An adaptive system can continuously modify the network synchronization frequency for each client based on current activity. Hard-coded upper and lower limits would be defined to keep the cycle within a reasonable range (e.g. 1 second and 10 seconds respectively). User activity and remote activity would both decrease the time between updates (e.g. halving the period). Sending and receiving an empty update would increase the time between updates (e.g. increasing the period by one second). This adaptive timing automatically tunes the update frequency so that each client gradually backs off when activity is low, and quickly reengages when activity is high.

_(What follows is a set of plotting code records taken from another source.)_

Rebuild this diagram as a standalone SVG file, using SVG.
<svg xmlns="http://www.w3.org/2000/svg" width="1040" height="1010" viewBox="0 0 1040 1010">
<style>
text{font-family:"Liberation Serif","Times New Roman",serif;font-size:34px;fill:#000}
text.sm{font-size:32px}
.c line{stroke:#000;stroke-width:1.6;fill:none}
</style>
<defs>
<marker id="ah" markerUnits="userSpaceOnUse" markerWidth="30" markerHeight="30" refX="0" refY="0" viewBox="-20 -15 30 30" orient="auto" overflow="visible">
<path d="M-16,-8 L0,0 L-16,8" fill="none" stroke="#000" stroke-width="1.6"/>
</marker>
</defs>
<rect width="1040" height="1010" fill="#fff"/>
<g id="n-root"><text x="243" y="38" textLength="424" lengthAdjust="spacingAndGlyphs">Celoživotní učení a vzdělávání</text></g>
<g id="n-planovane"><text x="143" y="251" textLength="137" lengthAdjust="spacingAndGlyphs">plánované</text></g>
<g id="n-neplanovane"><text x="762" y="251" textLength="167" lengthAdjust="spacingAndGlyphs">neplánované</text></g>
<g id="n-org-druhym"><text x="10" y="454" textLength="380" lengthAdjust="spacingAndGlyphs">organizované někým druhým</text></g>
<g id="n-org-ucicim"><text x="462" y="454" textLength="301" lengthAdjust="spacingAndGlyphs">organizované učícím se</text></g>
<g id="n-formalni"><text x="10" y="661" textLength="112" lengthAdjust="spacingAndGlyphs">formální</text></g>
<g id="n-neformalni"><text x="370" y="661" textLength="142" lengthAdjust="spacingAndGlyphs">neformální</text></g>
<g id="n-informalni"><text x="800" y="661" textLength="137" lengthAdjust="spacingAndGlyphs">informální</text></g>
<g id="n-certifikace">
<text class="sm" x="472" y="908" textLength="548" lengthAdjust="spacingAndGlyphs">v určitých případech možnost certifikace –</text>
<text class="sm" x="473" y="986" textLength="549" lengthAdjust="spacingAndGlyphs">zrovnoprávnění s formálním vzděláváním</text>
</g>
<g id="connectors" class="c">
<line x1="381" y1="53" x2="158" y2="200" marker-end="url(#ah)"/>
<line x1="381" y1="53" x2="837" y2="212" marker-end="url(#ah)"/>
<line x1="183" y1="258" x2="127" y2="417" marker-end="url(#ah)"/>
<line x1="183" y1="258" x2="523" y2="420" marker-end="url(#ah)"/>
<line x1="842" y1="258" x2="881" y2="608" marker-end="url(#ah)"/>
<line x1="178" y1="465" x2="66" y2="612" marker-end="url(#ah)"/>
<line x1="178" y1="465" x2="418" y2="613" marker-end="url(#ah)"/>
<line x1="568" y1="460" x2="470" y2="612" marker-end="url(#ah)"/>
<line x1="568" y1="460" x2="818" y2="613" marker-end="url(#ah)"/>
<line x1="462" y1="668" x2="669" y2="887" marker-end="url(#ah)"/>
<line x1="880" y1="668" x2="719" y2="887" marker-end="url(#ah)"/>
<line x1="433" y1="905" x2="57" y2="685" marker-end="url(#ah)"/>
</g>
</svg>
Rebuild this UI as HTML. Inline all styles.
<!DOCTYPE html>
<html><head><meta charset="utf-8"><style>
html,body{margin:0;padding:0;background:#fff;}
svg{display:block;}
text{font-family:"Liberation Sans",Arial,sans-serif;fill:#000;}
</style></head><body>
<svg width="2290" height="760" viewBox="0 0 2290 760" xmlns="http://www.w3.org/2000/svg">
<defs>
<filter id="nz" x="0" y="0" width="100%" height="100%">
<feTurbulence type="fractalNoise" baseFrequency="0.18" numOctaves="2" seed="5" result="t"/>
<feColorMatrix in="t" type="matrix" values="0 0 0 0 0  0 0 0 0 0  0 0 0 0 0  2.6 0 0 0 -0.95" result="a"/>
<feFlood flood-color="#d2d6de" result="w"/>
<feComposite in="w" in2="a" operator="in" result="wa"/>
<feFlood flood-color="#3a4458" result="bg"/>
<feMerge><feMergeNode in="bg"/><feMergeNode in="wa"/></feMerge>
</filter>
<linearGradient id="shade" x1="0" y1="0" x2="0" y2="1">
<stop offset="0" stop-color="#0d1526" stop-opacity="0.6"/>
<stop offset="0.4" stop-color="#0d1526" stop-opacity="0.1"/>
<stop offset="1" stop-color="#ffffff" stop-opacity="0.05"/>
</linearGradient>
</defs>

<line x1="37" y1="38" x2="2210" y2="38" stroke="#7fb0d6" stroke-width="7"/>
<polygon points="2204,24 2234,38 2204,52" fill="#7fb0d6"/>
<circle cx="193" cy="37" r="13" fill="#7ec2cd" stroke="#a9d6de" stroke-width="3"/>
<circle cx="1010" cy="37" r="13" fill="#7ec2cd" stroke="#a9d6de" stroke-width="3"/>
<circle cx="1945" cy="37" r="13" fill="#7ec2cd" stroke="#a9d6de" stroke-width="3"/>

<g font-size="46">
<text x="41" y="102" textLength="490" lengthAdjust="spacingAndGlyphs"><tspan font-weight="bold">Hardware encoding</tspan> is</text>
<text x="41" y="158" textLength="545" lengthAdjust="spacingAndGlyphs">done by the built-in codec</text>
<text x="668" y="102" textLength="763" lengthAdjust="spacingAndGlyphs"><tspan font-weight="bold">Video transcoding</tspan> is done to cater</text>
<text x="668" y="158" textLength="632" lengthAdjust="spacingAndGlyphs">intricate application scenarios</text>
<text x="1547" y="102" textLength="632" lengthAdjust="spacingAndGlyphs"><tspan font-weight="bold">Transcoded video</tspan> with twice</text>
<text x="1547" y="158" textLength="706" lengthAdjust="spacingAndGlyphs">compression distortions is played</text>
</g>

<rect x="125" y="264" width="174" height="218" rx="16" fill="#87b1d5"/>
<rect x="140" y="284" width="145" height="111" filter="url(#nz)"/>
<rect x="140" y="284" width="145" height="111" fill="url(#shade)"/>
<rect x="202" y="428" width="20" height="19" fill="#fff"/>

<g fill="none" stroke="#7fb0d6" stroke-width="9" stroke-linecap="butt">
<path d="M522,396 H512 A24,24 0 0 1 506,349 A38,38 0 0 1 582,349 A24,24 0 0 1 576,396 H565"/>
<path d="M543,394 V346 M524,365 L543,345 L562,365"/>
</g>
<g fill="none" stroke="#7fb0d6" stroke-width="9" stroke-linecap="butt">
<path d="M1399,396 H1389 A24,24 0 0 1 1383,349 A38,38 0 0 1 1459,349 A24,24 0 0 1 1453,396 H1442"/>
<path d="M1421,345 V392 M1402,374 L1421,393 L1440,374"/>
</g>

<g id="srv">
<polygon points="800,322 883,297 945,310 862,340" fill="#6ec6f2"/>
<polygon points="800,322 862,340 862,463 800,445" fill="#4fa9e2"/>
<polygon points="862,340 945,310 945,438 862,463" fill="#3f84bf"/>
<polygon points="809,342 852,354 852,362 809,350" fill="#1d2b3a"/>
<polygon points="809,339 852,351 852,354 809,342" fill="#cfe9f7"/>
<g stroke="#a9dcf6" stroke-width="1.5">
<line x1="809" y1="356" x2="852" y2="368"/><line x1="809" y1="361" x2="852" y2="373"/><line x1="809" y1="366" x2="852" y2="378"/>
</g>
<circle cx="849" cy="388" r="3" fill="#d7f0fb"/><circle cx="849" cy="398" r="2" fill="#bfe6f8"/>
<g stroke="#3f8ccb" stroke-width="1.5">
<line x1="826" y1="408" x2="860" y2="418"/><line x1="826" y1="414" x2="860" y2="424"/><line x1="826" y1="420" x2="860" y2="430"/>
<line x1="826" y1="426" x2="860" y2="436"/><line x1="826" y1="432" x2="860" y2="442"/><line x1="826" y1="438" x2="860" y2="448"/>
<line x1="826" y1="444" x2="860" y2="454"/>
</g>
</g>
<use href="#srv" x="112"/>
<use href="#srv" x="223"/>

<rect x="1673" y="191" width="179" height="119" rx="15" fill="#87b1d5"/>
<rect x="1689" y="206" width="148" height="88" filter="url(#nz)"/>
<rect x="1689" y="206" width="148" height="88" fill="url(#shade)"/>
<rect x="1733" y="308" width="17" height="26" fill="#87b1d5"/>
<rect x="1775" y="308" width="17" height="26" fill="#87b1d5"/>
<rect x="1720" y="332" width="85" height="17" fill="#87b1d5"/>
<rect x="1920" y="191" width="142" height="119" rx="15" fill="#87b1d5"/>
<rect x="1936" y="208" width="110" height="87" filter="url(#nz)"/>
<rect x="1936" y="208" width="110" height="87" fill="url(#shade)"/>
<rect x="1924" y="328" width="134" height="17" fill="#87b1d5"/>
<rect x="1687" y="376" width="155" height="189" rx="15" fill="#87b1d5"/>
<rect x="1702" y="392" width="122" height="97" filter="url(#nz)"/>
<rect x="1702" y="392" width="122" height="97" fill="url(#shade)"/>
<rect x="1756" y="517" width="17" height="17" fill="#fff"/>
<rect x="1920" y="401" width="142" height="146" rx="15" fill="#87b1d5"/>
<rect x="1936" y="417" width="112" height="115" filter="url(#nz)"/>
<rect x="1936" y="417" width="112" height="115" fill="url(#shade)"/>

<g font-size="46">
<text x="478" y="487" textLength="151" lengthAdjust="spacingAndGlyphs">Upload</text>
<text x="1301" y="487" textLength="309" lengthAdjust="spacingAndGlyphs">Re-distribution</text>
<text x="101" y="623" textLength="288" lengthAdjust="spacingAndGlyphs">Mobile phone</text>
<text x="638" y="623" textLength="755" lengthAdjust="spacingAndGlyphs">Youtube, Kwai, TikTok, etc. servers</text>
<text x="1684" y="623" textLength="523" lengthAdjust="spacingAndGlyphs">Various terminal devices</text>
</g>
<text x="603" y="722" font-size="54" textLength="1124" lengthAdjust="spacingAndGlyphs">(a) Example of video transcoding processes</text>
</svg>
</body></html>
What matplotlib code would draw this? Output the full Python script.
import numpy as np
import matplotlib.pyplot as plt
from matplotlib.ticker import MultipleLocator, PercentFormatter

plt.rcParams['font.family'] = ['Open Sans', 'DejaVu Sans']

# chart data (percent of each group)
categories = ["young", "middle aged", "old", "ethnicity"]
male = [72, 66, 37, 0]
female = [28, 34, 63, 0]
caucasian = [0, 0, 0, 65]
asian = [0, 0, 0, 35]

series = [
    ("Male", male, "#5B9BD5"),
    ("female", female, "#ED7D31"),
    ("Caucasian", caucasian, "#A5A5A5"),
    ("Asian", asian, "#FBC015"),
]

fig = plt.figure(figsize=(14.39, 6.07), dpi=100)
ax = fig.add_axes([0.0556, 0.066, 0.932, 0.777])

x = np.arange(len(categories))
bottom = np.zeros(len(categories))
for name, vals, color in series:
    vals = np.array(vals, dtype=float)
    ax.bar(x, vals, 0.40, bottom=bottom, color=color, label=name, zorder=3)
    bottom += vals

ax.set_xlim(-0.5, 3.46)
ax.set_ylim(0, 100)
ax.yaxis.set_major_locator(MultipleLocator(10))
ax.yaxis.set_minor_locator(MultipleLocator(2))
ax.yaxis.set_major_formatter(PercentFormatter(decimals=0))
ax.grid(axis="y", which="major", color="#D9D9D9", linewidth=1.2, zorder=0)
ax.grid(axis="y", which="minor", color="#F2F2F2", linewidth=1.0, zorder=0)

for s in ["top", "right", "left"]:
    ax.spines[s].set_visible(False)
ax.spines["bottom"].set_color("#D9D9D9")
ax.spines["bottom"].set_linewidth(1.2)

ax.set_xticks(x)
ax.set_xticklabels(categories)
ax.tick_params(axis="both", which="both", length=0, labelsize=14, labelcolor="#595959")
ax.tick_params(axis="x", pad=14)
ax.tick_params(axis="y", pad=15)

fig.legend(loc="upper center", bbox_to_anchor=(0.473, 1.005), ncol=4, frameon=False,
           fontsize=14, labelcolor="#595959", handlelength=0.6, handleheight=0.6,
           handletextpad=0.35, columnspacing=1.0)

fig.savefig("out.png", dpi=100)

Despite the inherent complexity, this synchronization system works extremely well. It is robust, self-healing and (with the proper diff and patch algorithms) impressively accommodating of users who are working on the same text. Try the demonstration of MobWrite, a web-based multi-user editor which uses this differential synchronization.
One limitation of differential synchronization as described here is that only one synchronization packet may be in flight at any given time. This would be a problem if there was very significant latency in the connection. An example would be a client on Mars and a server on Earth. A half hour for the round trip at the speed of light is unavoidable, however it would be better to send a continuous stream of updates in each direction, not waiting for the reply to arrive. The algorithm does not currently support this feature.
Another avenue for exploration would be to keep track of which user was responsible for which edits. Currently the edits from all users are blended together on the server, making attribution difficult. Untangling this blend would allow incoming edits to be visually attributed to specific users, as well as potentially allowing rollbacks of individual contributions and other CVS-like features.